![Se l'amore diventa ossessione](https://img.ilgcdn.com/sites/default/files/styles/xl/public/foto/2025/02/11/1739260913-teatro-buzzati.jpg?_=1739260913)
C'è qualcosa che accomuna Buzzati a Svevo, non tanto le tematiche, quanto il fatto che, essendo entrambi autori di teatro, hanno avuto fama e fortuna grazie alla riduzione, per il teatro e il cinema, delle loro opere narrative. Non per nulla, come drammaturgo, Svevo è stato scoperto dopo il successo di «La coscienza di Zeno» e di «Senilità», mentre, Buzzati, come drammaturgo, poteva vantare, almeno, due successi, quello di «Un caso clinico» (1953), messo in scena al Piccolo Teatro, con la regia di Giorgio Strehler, ripreso nel '58 dallo Stabile di Torino, e quello di «L'Orologio», (1959), con Paola Borboni.
La notorietà di Buzzati avviene, però, grazie alla trasposizione cinematografica di «Il deserto dei Tartari» (1976) con la regia di Zurlini e un cast stellare, e di «Un amore», (1965), regia di Gianni Vernuccio, con Rossano Brazzi e Agnès Spaak che non aveva potuto vantare lo stesso successo. Per completezza, ricordo la riduzione teatrale di Tullio Kezich, per Giulio Bosetti che curò la regia insieme a Giuseppe Emiliani. Kezich aveva ridotto, in precedenza, «La coscienza di Zeno» di cui Bosetti era stato interprete, dopo l'edizione di Squarzina, con Alberto Lionello, tanto da fare un parallelo, tra due inetti, come Zeno e Antonio Dorigo, protagonista di «Un amore» (1963) in scena, al Franco Parenti, da oggi al 16 febbraio, nella versione di Paolo Briguglia, con la regia di Alessandra Pizzi che, insieme, hanno scelto di entrare nella mente di Dorigo, per esplorare tutti quei meccanismi psicologici che diventano causa di una vera e propria ossessione e che trasformano il sentimento d'amore in una malattia.

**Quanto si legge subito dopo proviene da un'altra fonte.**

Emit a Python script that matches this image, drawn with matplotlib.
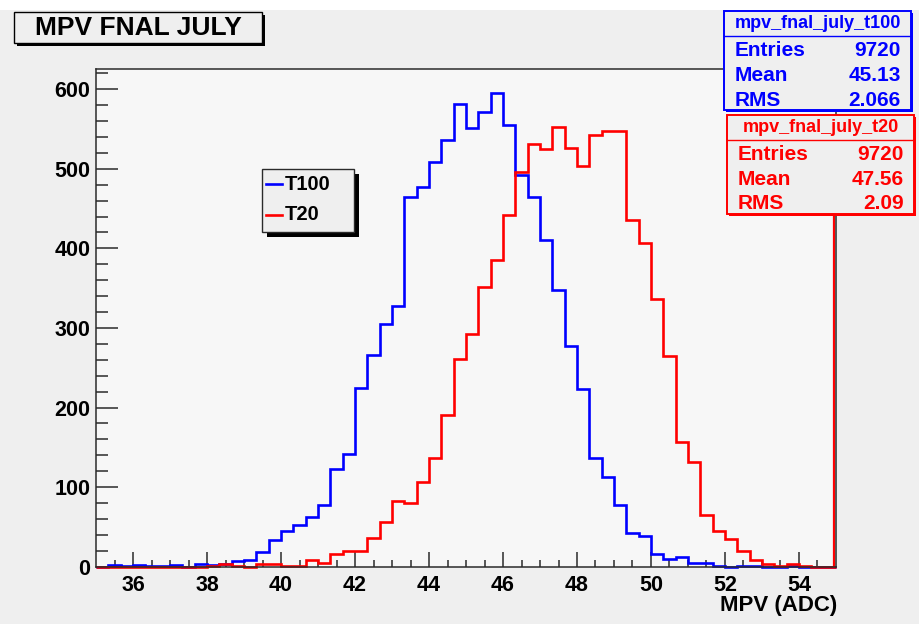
import numpy as np
import matplotlib
matplotlib.use("Agg")
from matplotlib import pyplot as plt
from matplotlib.patches import Rectangle
from matplotlib.transforms import offset_copy

# Histogram binning: 60 bins from 35 to 55 ADC
x_lo, x_hi, n_bins = 35.0, 55.0, 60
edges = np.linspace(x_lo, x_hi, n_bins + 1)

# Bin contents (counts per bin)
t100_counts = [0, 2, 1, 2, 1, 1, 2, 0, 4, 2,
               4, 7, 8, 18, 33, 45, 53, 62, 78, 123,
               142, 224, 266, 305, 328, 465, 477, 509, 536, 581,
               551, 571, 595, 555, 492, 464, 411, 348, 277, 223,
               136, 113, 78, 42, 39, 16, 10, 12, 5, 5,
               1, 0, 1, 1, 0, 0, 1, 0, 0, 0]
t20_counts = [0, 0, 0, 0, 0, 0, 0, 0, 0, 1,
              4, 1, 0, 3, 3, 1, 1, 9, 5, 16,
              20, 20, 36, 56, 82, 80, 106, 136, 191, 261,
              292, 351, 386, 442, 496, 531, 525, 553, 526, 504,
              542, 548, 548, 436, 407, 337, 265, 157, 131, 65,
              45, 35, 20, 8, 3, 1, 3, 1, 0, 0]

# Stats box contents
stats = [
    ("mpv_fnal_july_t100", "9720", "45.13", "2.066", "#0000ff"),
    ("mpv_fnal_july_t20", "9720", "47.56", "2.09", "#ff0000"),
]
legend_labels = ["T100", "T20"]
x_ticks = [36, 38, 40, 42, 44, 46, 48, 50, 52, 54]
y_ticks = [0, 100, 200, 300, 400, 500, 600]

W, H = 920, 624
FONT = "Liberation Sans"
canvas_col = "#efefef"
frame_col = "#f7f7f7"
axis_col = "#2b2b2b"

fig = plt.figure(figsize=(W / 100, H / 100), dpi=100, facecolor="white")


def fx(x):
    return x / W


def fy(y):
    return 1 - y / H


def box(x0, y0, x1, y1, edge, lw=1.0, shadow=0, shadow_col=None, face=canvas_col, z=5):
    # box given in pixel coordinates measured from the top-left corner
    if shadow:
        fig.patches.append(Rectangle((fx(x0 + shadow), fy(y1 + shadow)),
                                     fx(x1 - x0), (y1 - y0) / H,
                                     transform=fig.transFigure, facecolor=shadow_col,
                                     edgecolor="none", zorder=z))
    fig.patches.append(Rectangle((fx(x0), fy(y1)), fx(x1 - x0), (y1 - y0) / H,
                                 transform=fig.transFigure, facecolor=face,
                                 edgecolor=edge, linewidth=lw, zorder=z + 0.1))


# canvas background (white strip along the top)
fig.patches.append(Rectangle((0, 0), 1, fy(10), transform=fig.transFigure,
                             facecolor=canvas_col, edgecolor="none", zorder=-10))

# frame
ax_l, ax_r, ax_t, ax_b = 96, 836, 69.3, 566.7
ax = fig.add_axes([fx(ax_l), fy(ax_b), fx(ax_r - ax_l), (ax_b - ax_t) / H])
ax.set_facecolor(frame_col)
ax.set_xlim(x_lo, x_hi)
ax.set_ylim(0, 625)

ax.stairs(t100_counts, edges, baseline=0, color="#0000ff", lw=1.9, clip_on=False, zorder=3)
ax.stairs(t20_counts, edges, baseline=0, color="#ff0000", lw=1.9, clip_on=False, zorder=4)
# red edge line just inside the right frame border, running up under the stats box
edge_trans = offset_copy(ax.transData, fig=fig, x=-1.6, y=0, units="dots")
ax.vlines(edges[-1], 0, 450, color="#ff0000", lw=1.6, clip_on=False, zorder=4,
          transform=edge_trans)

for s in ["top", "right", "left", "bottom"]:
    ax.spines[s].set_color(axis_col)
    ax.spines[s].set_linewidth(1.1)
    ax.spines[s].set_zorder(5)

ax.set_xticks(x_ticks)
ax.set_xticks(np.arange(35.5, 55, 0.5), minor=True)
ax.set_yticks(y_ticks)
ax.set_yticks(np.arange(0, 625, 20), minor=True)
ax.tick_params(axis="x", which="major", direction="in", length=10.5, width=1.1,
               color=axis_col, pad=6)
ax.tick_params(axis="x", which="minor", direction="in", length=5.2, width=1.1, color=axis_col)
ax.tick_params(axis="y", which="major", direction="in", length=16, width=1.1,
               color=axis_col, pad=4)
ax.tick_params(axis="y", which="minor", direction="in", length=8.5, width=1.1, color=axis_col)
for lab in ax.get_xticklabels() + ax.get_yticklabels():
    lab.set_fontfamily(FONT)
    lab.set_fontweight("bold")
    lab.set_fontsize(15.5)
    lab.set_color("black")

fig.text(fx(837), fy(606), "MPV (ADC)", ha="right", va="center",
         fontsize=16, fontweight="bold", family=FONT)

# title box
box(14, 12, 262, 43, "black", lw=1.0, shadow=3, shadow_col="black")
fig.text(fx(138), fy(28), "MPV FNAL JULY", ha="center", va="center",
         fontsize=19, fontweight="bold", family=FONT, zorder=10)

# legend
box(262, 169, 354, 232, axis_col, lw=1.0, shadow=5, shadow_col="black")
for i, (lab, col) in enumerate(zip(legend_labels, ["#0000ff", "#ff0000"])):
    yy = 184 + i * 31
    fig.add_artist(plt.Line2D([fx(266), fx(282)], [fy(yy), fy(yy)], color=col,
                              lw=1.9, transform=fig.transFigure, zorder=10))
    fig.text(fx(285), fy(yy), lab, ha="left", va="center", fontsize=14.5,
             fontweight="bold", family=FONT, zorder=10)

# stats boxes
for k, (name, entries, mean, rms, col) in enumerate(stats):
    x0 = 724 + 3 * k
    y0 = 11 + 104 * k
    x1, y1 = x0 + 187, y0 + 99
    box(x0, y0, x1, y1, col, lw=1.4, shadow=2, shadow_col=col, z=6)
    fig.add_artist(plt.Line2D([fx(x0), fx(x1)], [fy(y0 + 25), fy(y0 + 25)], color=col,
                              lw=1.0, transform=fig.transFigure, zorder=10))
    fig.text(fx((x0 + x1) / 2), fy(y0 + 13), name, ha="center", va="center",
             fontsize=13, fontweight="bold", family=FONT, color=col, zorder=10)
    rows = [("Entries", entries), ("Mean", mean), ("RMS", rms)]
    for r, (lab, val) in enumerate(rows):
        yy = y0 + 40 + 24.5 * r
        fig.text(fx(x0 + 11), fy(yy), lab, ha="left", va="center", fontsize=15,
                 fontweight="bold", family=FONT, color=col, zorder=10)
        fig.text(fx(x1 - 10), fy(yy), val, ha="right", va="center", fontsize=15,
                 fontweight="bold", family=FONT, color=col, zorder=10)

plt.savefig("out.png", dpi=100, facecolor=fig.get_facecolor())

Siamo nella Milano degli anni Sessanta, una città che sta vivendo il boom economico, che va sempre più popolandosi di immigrati che arrivano dal Sud che arricchiscono, con la loro povertà, la classe popolare meneghina, mal sopportata dalla classe borghese, a cui appartiene Dorigo, un architetto di mezza età, alquanto annoiato dalla vita, proprio come certi personaggi di Moravia. Egli non ha un buon rapporto con le donne infatti, quando crede di trovare quella giusta, alla fine, la ritiene una «estranea». Per dare un senso ai suoi rapporti carnali, decide di frequentare la casa d'appuntamento della signora Ermelina che, come tante altre, procacciava delle giovanissime ragazze che si prostituivano, per soldi, visto che erano in tanti i professionisti agiati e gli imprenditori che avevano favorito un tale mercato. Era evidente, nelle loro scelte, uno spirito, magari non del tutto consapevole, di pedofilia, essendo le ragazze, delle minorenni. Accadeva che alcuni imprenditori finivano per sposarle e che, altri, come Dorigo, se ne innamorassero, credendo di sopperire al loro stato di solitudine.
Accade così che Dorigo, come Humbert di «Lolita» (1955), altro grande successo cinematografico, ma anche teatrale, con la regia di Luca Ronconi, vivesse dentro di sé, il connubio tra innocenza e perversità, tipiche delle inquietudini degli anni Sessanta, fatte di amori destinati a perdersi nei labirinti della menzogna, generati da ragazze come Lolita, Laide o la «Bambolona» (1967) della De Cespedes, ma che non lo sono, perché cercano ben altro, offrendo, il loro corpo, con una certa inconsapevolezza, con la quale trasformano l'amore degli altri in morbosità, quella a cui hanno puntato sia Alessandra Pizzi sia Paolo Briguglia, un rapporto equivoco, capace di trasformare l'amore in una forma di possesso. La scelta, alla fine, è stata quella del monologo interiore.